Duloxetine: A Balanced and Selective Norepinephrine and Serotonin-Reuptake Inhibitor

Anders D. Westanmo; Jon Gayken; Robert Haight

Disclosures

Am J Health Syst Pharm. 2005;62(23):2481-2490. 

In This Article

Abstract and Introduction

Purpose: The pharmacology, pharmacokinetics, efficacy, safety, drug interactions, dosage and administration, cost, and place in therapy of duloxetine for major depression, pain from diabetic peripheral neuropathy, and stress urinary incontinence are reviewed.
Summary: Duloxetine is a balanced selective serotonin and norepinephrine-reuptake inhibitor available in the United States for the treatment of major depressive disorder (MDD) and diabetic peripheral neuropathic pain (DPNP). Duloxetine has also been used for the treatment of stress urinary incontinence (SUI). Absorption of duloxetine begins two hours after oral administration, reaching a maximum plasma concentration in six hours. Half-life and volume of distribution are 12 hours and 1640 L, respectively. The recommended dosage of duloxetine is 40–80 mg daily, depending on the indication, preferably split into two doses per day. For the treatment of major depression, duloxetine has achieved remission rates similar to that of existing selective serotonin-reuptake inhibitors (SSRIs). For SUI and pain associated with diabetic peripheral neuropathy, duloxetine has not demonstrated equivalence or superiority to existing therapies. The adverse effects of duloxetine are similar to those of traditional SSRIs. Nausea is common and has been cited as the primary reason for discontinuation of duloxetine in trials. Increases in blood pressure have been mild, but caution should be used in patients with hypertension. Patients with a creatinine clearance of < 30 mL/min and patients with hepatic impairment should avoid duloxetine. Duloxetine should not be recommended as first-line therapy for SUI or DPNP. For MDD, duloxetine may be a useful alternative for patients who do not benefit from or are unable to tolerate other antidepressant therapy.
Conclusion: Duloxetine has been approved for the treatment of MDD and pain associated with diabetic peripheral neuropathy in adults.

The years from 1990 through 1999 were termed the "Decade of the Brain" by the Library of Congress and the National Institute of Mental Health.[1] Since that decade, our understanding of depression has grown enormously. The various roles of individual monoamines in depression and how they interrelate have been investigated.[2] Despite this gain in knowledge, the incidence of depression continues to increase.[3] Major depressive disorder (MDD) currently affects 18 million people in the United States and is projected to be the second leading cause of disability worldwide by 2020.[3,4]
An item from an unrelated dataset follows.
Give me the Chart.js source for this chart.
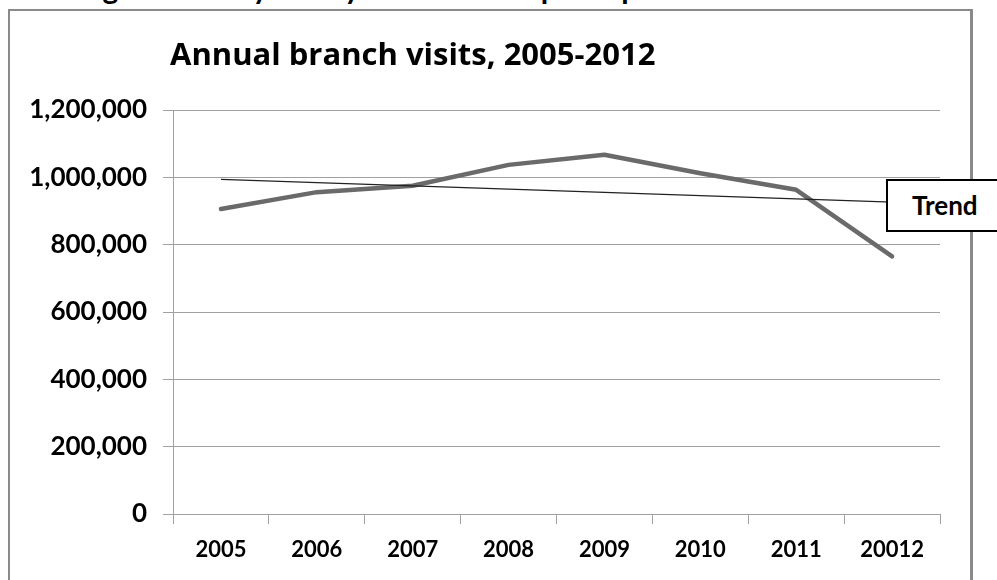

The treatment of depression has been an evolving process. Monoamine oxidase inhibitors (MAOIs) were first-line treatment options at one time, followed by tricyclic antidepressants and then selective serotoninreuptake inhibitors (SSRIs). While this evolution has provided more tolerable drug therapy for depression, the efficacy of our first-line drugs still needs improvement.[5] Currently only 30–40% of patients reach remission during an initial trial with an antidepressant.[6,7,8,9,10,11,12,13,14,15,16] With these low percentages of success, our need for more effective antidepressant therapy is apparent. Recently, FDA approved duloxetine hydrochloride for MDD. Duloxetine is a new antidepressant with dual norepinephrine- and serotonin-reuptake inhibitor properties.[17] There are some data showing increased remission rates with dual reuptake inhibition of both serotonin and norepinephrine over serotonin alone that raise our hopes for this mechanism of treatment.[8–16]

Duloxetine may also offer a new treatment option for patients with neuropathic pain or stress urinary incontinence. These indications, although seemingly dissimilar, have strong relationships to depression. The single highest predictor of urinary incontinence in women is depression (odds ratio, 2.48; p < 0.001).[18] Pain and depression have also been consistently linked.[19,20] The precise reason for the relationships have not been established, but they are thought to be bidirectional.[18,21]

This article reviews the pharmacology, pharmacokinetics, clinical efficacy, safety, drug interactions, dosage and administration, cost, and place in therapy of duloxetine for major depression, diabetic peripheral neuropathic pain, and stress urinary incontinence.